A discussion in San Francisco about “ethical” AI providers has highlighted the growing tension between AI companies and website publishers.
The debate centers on how AI companies harvest web data to train their models and power their chatbots, often without sending traffic back to the original content sources.
Measuring the imbalance with a crawl-to-refer ratio
For years, the web has operated on an unwritten agreement: websites allow search engine bots to crawl their content in exchange for referral traffic, which drives users and revenue. Generative AI chatbots disrupt this model by providing direct answers, reducing the need for users to visit the source website.
To quantify this shift, Cloudflare, which supports about 20% of the world’s websites, has started tracking a “crawl-to-refer ratio.” This metric compares how many times a company’s bots access a website for data against the number of human users it refers back to that site. A high ratio indicates a company is taking far more data than the value it returns in traffic.
How different AI companies compare
Data from the first week of September revealed significant differences between companies. Anthropic, the maker of the Claude chatbot, showed a particularly high crawl-to-refer ratio. In response to the findings, Anthropic said it could not confirm Cloudflare’s figures and noted that a new web search feature launched earlier this year is generating a rapidly growing amount of referral traffic. OpenAI did not respond to requests for comment. Perplexity, another AI answer engine, provided a detailed statement on the matter.

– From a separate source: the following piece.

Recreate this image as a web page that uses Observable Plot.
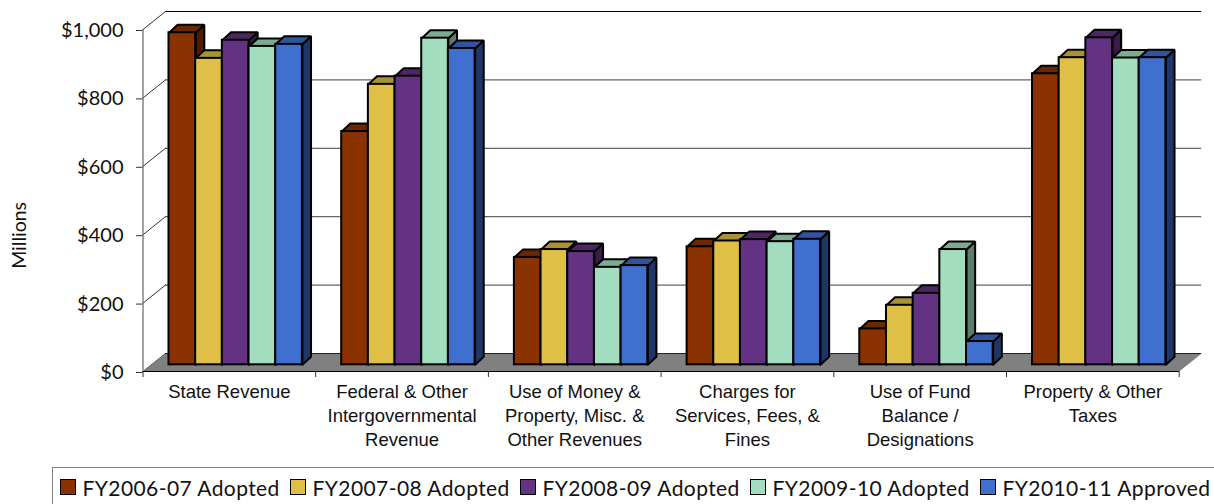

In the case of public content, publishers can choose not to make their content public. In the case of facts, copyright law, as you know, has always drawn a line between facts and expression. That’s a foundation of human inquiry itself.
A methodological note states that these ratios only track web activity and exclude traffic from native apps, which could lower the overall numbers. However, the methodology is applied consistently to all companies.
The impact on website owners and Google’s changing role
This large-scale data collection has direct costs for website owners. A Business Insider report from about a year ago noted that crawling from Anthropic and OpenAI bots was causing significant increases in traffic costs for some sites, with one developer reporting their client’s cloud-computing bills had doubled.
Google’s crawl-to-refer ratio is currently lower than many AI-first companies, largely because its traditional search results still link out to websites. However, as Google integrates more direct AI answers through features like AI Overviews, its ratio is fluctuating. Cloudflare data showed Google’s ratio rose from 3.3:1 in January to 18:1 in April, before settling at 9:1 in July. Google has stated it remains committed to sending traffic to the web.